* _Stated problem_:
Line by line, repeat the data below exactly, beginning at the first line and ending at the line with "import pandas as pd". Omit pictures.

* _Data excerpt_:
__________

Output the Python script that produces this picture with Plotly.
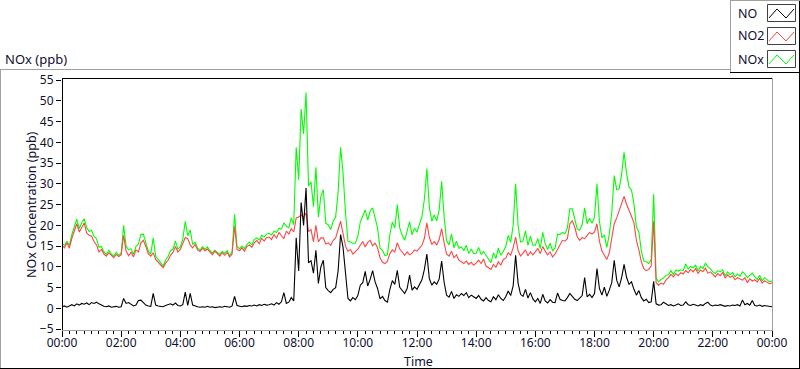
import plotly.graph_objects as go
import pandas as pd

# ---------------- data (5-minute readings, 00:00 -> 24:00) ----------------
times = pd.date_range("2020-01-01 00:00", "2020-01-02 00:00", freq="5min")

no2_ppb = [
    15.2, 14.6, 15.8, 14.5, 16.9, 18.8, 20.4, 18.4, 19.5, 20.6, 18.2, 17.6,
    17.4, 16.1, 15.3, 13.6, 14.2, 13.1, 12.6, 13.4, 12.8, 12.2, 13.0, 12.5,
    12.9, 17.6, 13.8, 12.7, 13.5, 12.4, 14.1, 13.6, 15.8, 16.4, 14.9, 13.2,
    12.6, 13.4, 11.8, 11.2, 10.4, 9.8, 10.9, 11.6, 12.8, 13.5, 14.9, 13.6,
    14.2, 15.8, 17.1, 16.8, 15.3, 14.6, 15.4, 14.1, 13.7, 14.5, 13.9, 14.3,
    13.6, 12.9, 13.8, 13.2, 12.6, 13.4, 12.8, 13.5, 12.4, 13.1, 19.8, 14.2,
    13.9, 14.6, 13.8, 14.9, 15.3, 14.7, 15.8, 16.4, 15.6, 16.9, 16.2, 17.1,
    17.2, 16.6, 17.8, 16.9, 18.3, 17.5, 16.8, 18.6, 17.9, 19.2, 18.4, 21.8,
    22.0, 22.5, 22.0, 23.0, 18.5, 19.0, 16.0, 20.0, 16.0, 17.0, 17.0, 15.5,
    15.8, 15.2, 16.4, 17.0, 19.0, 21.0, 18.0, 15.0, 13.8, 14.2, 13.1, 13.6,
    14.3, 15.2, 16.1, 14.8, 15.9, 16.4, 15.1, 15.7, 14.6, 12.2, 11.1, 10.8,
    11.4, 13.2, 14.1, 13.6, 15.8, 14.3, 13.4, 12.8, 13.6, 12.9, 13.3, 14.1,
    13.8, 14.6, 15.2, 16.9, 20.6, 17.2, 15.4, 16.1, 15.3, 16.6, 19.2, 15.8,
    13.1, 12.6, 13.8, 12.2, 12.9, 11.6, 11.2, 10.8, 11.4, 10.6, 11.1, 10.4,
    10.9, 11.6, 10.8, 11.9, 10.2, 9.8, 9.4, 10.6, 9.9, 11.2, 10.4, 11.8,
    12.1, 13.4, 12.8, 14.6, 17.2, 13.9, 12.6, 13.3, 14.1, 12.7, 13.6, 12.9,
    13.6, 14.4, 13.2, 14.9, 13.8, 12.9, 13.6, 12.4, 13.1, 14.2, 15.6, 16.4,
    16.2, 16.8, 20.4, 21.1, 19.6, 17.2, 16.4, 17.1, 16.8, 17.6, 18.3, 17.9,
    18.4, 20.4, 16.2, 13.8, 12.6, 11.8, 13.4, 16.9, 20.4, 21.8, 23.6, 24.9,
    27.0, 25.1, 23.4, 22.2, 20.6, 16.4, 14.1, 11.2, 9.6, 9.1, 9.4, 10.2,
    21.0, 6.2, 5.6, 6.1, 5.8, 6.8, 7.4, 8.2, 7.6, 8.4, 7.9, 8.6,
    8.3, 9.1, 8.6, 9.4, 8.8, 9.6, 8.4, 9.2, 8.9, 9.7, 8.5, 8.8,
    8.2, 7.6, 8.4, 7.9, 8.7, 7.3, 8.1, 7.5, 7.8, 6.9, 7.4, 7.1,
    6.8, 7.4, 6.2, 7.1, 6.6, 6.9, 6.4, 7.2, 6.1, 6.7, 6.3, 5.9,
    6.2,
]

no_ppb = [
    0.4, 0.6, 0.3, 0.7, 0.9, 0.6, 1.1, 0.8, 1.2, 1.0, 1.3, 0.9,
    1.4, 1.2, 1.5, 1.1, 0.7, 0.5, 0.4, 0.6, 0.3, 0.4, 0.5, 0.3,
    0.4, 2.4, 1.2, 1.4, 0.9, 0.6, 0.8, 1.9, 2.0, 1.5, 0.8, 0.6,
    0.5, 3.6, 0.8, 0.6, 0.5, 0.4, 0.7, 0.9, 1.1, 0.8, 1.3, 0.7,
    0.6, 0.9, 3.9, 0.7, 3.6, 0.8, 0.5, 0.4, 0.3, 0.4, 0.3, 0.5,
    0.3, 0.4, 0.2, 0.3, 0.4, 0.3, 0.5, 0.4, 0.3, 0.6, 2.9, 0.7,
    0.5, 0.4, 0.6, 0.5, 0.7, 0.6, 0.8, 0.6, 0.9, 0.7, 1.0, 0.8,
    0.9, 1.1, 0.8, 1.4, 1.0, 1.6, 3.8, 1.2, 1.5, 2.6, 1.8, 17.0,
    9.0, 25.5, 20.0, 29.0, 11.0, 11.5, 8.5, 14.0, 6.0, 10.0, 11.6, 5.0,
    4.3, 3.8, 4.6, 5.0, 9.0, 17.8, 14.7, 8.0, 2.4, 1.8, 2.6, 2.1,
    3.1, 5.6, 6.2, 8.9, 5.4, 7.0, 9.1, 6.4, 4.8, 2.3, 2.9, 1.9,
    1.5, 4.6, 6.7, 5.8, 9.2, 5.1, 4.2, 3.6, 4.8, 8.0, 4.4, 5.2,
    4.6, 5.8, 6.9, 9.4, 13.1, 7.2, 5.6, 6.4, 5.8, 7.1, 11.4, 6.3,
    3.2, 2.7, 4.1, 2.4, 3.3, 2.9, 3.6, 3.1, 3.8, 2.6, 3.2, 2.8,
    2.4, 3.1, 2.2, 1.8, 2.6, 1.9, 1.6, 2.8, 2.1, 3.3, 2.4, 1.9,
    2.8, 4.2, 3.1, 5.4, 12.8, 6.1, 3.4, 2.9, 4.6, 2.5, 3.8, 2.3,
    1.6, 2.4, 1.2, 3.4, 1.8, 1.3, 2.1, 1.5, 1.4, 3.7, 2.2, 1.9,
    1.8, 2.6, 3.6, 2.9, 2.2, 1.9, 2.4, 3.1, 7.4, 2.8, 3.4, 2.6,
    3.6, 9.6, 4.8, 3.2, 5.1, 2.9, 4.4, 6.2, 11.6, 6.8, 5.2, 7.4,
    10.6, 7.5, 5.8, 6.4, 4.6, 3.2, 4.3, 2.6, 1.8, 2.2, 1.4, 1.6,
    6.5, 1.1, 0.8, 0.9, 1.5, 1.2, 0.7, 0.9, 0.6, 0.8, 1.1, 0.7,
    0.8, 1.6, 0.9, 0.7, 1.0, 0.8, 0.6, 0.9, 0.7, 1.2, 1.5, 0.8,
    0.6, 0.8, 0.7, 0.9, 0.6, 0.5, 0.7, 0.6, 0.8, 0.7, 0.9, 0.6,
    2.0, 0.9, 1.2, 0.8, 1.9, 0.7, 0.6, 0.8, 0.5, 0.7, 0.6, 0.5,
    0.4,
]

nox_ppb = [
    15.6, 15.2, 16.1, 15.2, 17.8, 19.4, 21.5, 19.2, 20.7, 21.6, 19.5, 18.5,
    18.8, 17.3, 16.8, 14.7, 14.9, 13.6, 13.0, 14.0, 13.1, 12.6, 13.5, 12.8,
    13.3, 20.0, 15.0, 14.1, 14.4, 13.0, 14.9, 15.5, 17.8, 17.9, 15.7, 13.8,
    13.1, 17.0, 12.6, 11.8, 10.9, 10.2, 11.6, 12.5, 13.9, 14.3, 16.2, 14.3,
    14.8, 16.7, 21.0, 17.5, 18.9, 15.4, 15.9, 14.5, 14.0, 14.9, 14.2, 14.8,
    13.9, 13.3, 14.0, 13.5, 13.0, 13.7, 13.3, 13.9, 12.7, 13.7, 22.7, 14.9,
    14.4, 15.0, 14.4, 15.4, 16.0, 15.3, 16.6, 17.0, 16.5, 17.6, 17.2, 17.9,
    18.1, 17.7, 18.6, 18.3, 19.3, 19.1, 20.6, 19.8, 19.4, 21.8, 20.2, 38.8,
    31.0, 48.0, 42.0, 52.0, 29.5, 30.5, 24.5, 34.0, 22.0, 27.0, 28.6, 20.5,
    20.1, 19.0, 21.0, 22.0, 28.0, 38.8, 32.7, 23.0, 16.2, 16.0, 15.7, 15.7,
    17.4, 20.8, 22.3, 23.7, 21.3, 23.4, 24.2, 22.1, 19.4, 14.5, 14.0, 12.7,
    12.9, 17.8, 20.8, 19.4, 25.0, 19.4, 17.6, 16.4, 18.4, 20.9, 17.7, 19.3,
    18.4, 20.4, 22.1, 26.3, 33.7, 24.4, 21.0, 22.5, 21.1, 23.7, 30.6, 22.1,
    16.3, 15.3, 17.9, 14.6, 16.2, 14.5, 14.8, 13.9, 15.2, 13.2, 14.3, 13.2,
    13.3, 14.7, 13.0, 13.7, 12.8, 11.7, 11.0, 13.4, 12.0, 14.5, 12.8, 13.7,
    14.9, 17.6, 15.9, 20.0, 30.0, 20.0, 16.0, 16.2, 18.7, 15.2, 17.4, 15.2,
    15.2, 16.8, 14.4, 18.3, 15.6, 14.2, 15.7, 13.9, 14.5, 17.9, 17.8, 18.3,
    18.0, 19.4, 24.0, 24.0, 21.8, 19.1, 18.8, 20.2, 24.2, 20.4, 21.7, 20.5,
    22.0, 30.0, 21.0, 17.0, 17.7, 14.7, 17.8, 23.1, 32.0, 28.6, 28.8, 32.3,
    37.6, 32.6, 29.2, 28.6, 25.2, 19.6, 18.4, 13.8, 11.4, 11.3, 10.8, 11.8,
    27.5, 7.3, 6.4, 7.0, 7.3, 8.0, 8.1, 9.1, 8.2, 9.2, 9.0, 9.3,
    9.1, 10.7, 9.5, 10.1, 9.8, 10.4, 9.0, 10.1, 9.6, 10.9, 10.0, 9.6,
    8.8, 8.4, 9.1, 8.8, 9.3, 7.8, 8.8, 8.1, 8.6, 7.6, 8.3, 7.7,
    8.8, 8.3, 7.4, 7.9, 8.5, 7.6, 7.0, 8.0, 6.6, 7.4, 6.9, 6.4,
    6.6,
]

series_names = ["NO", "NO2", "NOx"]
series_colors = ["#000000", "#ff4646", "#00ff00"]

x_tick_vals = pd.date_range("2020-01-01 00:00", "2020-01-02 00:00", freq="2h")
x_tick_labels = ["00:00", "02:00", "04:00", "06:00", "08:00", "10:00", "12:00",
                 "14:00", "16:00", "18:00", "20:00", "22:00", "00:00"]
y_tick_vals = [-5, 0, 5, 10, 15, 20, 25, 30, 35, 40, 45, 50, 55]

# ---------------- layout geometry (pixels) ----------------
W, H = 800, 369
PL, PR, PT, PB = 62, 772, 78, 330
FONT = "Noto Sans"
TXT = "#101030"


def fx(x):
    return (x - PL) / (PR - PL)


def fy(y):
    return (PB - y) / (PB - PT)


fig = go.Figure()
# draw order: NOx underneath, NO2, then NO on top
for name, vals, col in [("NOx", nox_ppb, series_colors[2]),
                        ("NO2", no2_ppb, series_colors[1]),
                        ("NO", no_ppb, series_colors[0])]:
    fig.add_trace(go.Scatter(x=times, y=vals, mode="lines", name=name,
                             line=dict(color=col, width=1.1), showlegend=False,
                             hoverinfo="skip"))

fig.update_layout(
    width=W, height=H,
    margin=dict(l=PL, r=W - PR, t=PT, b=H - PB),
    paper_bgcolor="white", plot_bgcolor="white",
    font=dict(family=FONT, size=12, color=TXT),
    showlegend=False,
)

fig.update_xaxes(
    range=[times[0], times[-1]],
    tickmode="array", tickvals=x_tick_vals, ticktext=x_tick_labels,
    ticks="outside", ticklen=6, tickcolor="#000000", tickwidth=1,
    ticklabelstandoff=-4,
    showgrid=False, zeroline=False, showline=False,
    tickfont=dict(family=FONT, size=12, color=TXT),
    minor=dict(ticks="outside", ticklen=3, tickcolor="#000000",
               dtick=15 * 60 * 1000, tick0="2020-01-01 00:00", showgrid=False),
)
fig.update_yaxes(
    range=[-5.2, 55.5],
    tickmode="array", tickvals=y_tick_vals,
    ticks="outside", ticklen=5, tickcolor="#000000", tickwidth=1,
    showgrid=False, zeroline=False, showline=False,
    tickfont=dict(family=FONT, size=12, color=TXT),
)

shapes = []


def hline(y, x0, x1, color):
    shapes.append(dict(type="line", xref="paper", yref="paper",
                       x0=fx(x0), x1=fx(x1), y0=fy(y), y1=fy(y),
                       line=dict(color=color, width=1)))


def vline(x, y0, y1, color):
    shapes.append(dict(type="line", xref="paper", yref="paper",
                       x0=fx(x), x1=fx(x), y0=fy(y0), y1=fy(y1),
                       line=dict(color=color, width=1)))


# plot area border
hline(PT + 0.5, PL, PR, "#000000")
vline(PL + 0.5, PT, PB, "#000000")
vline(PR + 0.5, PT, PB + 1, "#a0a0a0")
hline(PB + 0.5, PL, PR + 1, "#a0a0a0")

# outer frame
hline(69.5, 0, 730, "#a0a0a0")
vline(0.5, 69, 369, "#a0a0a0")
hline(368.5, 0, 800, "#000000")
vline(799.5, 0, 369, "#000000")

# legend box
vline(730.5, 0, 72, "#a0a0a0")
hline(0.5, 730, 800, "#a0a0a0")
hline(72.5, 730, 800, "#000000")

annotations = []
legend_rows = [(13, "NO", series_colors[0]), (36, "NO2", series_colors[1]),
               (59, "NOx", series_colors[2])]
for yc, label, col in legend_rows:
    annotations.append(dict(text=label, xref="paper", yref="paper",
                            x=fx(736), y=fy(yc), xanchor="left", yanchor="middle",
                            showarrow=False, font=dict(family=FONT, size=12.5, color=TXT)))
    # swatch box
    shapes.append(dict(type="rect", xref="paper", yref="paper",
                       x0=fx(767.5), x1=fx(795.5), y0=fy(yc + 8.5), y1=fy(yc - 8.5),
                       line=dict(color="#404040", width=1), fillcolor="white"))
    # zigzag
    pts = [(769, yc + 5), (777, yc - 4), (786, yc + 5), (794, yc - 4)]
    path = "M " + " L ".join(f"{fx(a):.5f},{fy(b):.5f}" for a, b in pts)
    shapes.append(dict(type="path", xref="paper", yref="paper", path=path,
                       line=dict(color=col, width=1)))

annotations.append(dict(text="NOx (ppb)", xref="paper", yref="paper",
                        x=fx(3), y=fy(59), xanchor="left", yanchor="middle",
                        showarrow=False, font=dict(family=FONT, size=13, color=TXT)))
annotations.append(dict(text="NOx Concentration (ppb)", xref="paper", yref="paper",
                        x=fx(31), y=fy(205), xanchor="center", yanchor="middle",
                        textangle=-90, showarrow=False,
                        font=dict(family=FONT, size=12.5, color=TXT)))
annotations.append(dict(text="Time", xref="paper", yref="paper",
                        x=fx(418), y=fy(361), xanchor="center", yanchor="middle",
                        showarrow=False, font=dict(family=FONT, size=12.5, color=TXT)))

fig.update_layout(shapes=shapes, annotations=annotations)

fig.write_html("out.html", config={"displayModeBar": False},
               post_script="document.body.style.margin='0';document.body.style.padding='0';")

__________

* _Answer to the exercise_:
Output the Python script that produces this picture with Plotly.
import plotly.graph_objects as go
import pandas as pd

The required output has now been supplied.